La réalité est que l’investissement dans le développement humain demeure largement insuffisant dans les pays en développement. La consolidation de l’investissement public dans le savoir et la santé, ainsi que la réduction de la pauvreté, seront en mesure d’ouvrir d’amples opportunités aux populations marginalisées, leur permettant de s’intégrer activement dans la sphère économique. La résolution de la crise financière, de l’efficacité et de la légitimité de l’Etat- providence s’avère également une nécessité précieuse pour inculquer un système de protection sociale résilient et efficace aussi bien dans les pays développés que dans les pays en développement.

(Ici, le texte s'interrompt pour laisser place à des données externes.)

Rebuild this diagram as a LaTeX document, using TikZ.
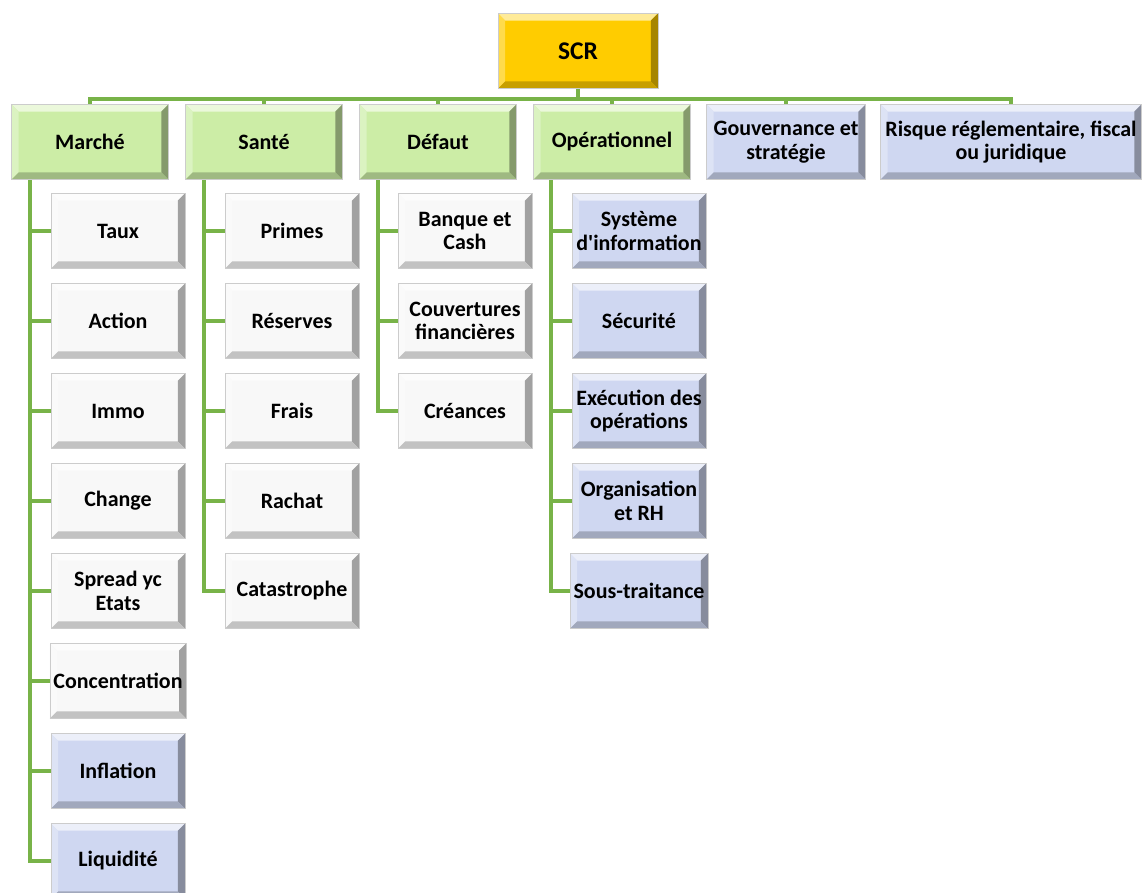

Le renouvellement de l’Etat-providence est le mieux à même d’assurer l’inclusion sociale, vecteur de résilience aux crises économiques.
Des règles budgétaires régissant les dépenses sociales
Beaucoup de pays développés adoptent des règles budgétaires inscrites dans des traités spécifiques aux fins de discipline budgétaire favorable à la croissance. Ces règles prévoient généralement des plafonds aux indicateurs de déficit global et aux taux d’endettement, ainsi que des conditions de financement des dépenses d’investissement public. En cas de non-respect de ces règles, un mécanisme de correction des trajectoires budgétaires sera automatiquement déclenché. De facto, les pays nordiques de tradition social-démocrate consacrent des niveaux élevés de dépenses à la protection sociale pouvant dépasser le seuil de 30% du PIB.
Une infrastructure sanitaire et sociale résiliente et pro- développement humain requiert ainsi un niveau minimal « obligatoire » de dépenses publiques.
A l’instar des règles de gestion macro-budgétaire, il est question de songer à l’établissement de règles de gestion micro-budgétaire sous forme de quotité minimale de dépenses de santé et/ ou d’éducation en rapport avec le produit intérieur brut (PIB) ou avec le total budget. Des seuils réglementaires minima de dépenses sociales semblent être appropriés à la réduction des vulnérabilités des systèmes de santé et d’éducation.
Plus que jamais, une nouvelle régulation sociale basée sur un effort d’investissement public conséquent dans les secteurs de l’éducation, de la santé et de la protection sociale, associée à des règles « d’or » budgétaires contraignantes, s’impose désormais pour accroître la résilience sociale elle-même et augmenter par-là, la résilience économique face à de nouveaux chocs qui s’annoncent plus virulents.